The analysis of incidents is often considered to be part of the investigation. This may make some sense, but has a number of potential problems. In particular starting the analysis before the investigation is complete can lead people to 'jump to conclusion,' which may result in them collecting evidence that supports a conclusion that may not be valid. Therefore, although they may well be carried out partly in parallel, it is useful to differentiate between investigation and analysis.
An analysis of an incident involves looking at the evidence collected to identify the causes of an incident. These causes are generally broken into two distinct categories:
* Immediate causes - features of premises, plant, substances, procedures and people that created a hazard or contributed to the incident.
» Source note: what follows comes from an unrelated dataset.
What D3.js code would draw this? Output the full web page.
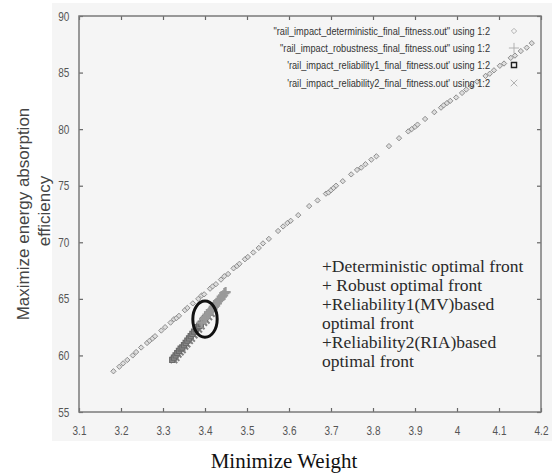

Often considered as unsafe conditions and actions
* Underling causes - failures of planning, risk assessment, control, cooperation, communication, competence, monitoring and review that resulted in the immediate causes being present and/or not dealt with. These are typically management and organisational failures.
As a result of the analysis it is important that recommendations are developed to address the underlying causes. This means it is not only the exact incident that can be prevented, but that a general improvement is safety can be achieved. To do this it is often necessary to consider previous incidents to identify any trends that indicate a wider problem than may be apparent from a single incident.
As with investigation, it is usually best if a team carry out the analysis. Once again competence in analysis tools and techniques should be held by the team.